Filter the records below and copy every line containing the word "this".

begin Working data

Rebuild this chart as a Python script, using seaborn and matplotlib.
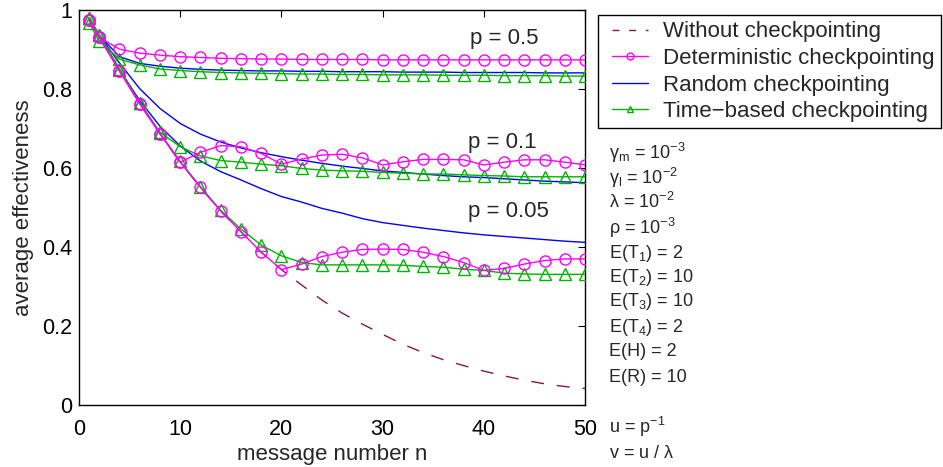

end Working data
begin Working data

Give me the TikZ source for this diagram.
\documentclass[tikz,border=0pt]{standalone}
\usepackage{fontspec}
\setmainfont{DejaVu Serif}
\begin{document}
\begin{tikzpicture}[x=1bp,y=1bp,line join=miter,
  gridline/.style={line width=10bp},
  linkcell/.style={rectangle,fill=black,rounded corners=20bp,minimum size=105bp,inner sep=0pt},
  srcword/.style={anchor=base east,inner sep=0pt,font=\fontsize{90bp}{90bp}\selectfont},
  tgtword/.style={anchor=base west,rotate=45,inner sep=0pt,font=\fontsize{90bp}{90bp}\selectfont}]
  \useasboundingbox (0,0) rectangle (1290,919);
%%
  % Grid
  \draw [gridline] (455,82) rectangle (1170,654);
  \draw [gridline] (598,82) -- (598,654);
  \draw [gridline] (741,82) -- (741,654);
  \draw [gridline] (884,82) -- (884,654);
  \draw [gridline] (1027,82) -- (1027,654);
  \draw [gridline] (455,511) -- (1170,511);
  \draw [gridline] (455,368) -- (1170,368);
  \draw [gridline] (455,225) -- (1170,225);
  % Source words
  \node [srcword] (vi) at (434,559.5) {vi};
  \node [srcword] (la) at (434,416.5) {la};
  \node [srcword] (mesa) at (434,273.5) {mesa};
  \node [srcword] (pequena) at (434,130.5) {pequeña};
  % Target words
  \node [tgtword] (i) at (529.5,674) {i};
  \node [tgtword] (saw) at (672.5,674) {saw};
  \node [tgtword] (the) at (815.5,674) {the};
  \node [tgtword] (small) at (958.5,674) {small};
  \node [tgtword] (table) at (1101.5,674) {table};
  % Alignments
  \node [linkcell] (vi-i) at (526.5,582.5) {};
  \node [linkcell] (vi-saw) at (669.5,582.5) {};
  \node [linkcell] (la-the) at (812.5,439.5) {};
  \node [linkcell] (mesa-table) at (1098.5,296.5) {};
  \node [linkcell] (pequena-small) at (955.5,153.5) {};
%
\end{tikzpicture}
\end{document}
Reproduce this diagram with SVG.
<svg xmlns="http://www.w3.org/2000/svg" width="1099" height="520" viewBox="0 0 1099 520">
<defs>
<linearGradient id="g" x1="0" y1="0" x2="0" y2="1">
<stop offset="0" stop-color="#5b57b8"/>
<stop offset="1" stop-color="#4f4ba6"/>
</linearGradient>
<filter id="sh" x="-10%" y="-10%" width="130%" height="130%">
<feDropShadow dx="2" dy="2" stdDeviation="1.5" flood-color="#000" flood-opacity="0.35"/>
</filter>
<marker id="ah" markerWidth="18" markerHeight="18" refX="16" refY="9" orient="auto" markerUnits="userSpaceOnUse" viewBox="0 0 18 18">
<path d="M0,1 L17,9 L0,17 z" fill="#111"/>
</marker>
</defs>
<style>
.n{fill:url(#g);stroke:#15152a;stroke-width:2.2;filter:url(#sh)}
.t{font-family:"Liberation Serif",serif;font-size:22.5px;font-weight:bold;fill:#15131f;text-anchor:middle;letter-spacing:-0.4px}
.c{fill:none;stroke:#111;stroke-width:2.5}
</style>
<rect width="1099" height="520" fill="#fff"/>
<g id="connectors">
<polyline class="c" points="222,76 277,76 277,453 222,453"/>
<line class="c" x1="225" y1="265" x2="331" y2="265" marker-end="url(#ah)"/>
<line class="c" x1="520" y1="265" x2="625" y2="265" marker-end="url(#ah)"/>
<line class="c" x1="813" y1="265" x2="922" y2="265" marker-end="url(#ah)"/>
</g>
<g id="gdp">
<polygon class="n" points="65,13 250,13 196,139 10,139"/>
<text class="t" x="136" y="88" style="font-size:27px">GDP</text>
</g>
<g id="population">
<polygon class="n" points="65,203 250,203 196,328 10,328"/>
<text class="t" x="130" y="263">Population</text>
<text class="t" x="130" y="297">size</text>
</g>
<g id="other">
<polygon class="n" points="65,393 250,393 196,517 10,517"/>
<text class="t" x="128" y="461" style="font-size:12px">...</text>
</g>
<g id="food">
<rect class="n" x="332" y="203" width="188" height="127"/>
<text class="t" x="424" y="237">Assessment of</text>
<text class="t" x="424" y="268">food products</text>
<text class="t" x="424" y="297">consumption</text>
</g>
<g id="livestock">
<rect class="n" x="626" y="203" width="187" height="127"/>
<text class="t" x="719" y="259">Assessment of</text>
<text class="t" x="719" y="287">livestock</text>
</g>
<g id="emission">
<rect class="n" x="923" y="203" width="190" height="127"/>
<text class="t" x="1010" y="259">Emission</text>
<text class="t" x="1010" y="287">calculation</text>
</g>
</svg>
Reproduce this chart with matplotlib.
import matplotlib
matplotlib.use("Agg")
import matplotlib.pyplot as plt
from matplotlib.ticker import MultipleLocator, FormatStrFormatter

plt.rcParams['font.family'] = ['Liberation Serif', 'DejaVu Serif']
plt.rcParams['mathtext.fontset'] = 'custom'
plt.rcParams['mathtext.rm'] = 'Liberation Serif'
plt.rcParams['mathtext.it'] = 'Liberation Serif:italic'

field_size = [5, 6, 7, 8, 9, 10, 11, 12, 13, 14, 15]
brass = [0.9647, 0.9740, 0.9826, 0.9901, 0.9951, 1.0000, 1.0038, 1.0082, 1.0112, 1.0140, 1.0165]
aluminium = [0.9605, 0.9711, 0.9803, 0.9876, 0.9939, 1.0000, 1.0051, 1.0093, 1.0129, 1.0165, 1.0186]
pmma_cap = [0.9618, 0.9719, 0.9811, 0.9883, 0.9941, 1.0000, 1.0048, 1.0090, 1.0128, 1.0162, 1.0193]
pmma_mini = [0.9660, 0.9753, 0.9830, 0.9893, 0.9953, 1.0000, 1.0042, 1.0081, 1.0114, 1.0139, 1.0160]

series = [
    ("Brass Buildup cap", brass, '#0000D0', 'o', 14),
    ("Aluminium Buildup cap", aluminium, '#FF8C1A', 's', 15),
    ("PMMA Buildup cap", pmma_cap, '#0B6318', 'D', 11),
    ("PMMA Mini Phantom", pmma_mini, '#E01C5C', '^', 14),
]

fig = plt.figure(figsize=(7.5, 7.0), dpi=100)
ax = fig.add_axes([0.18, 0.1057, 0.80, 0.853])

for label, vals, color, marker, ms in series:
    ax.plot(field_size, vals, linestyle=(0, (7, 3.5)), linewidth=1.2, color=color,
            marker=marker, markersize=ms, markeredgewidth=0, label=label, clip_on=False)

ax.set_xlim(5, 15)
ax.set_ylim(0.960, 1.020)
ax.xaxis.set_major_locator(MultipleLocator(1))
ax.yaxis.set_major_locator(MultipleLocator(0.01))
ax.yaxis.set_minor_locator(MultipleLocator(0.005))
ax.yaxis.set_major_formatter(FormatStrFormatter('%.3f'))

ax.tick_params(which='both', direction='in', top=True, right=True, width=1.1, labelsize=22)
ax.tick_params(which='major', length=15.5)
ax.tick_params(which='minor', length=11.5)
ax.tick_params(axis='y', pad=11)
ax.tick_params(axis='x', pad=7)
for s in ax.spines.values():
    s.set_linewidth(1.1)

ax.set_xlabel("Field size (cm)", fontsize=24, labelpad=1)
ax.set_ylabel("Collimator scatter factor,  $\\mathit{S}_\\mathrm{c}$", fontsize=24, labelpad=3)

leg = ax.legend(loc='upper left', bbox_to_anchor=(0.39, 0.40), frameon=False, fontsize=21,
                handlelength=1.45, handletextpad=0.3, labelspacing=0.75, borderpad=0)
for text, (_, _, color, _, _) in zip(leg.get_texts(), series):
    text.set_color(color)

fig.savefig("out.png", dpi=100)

end Working data

● **Result**
Rebuild this chart as a Python script, using seaborn and matplotlib.
Give me the TikZ source for this diagram.
Reproduce this diagram with SVG.
Reproduce this chart with matplotlib.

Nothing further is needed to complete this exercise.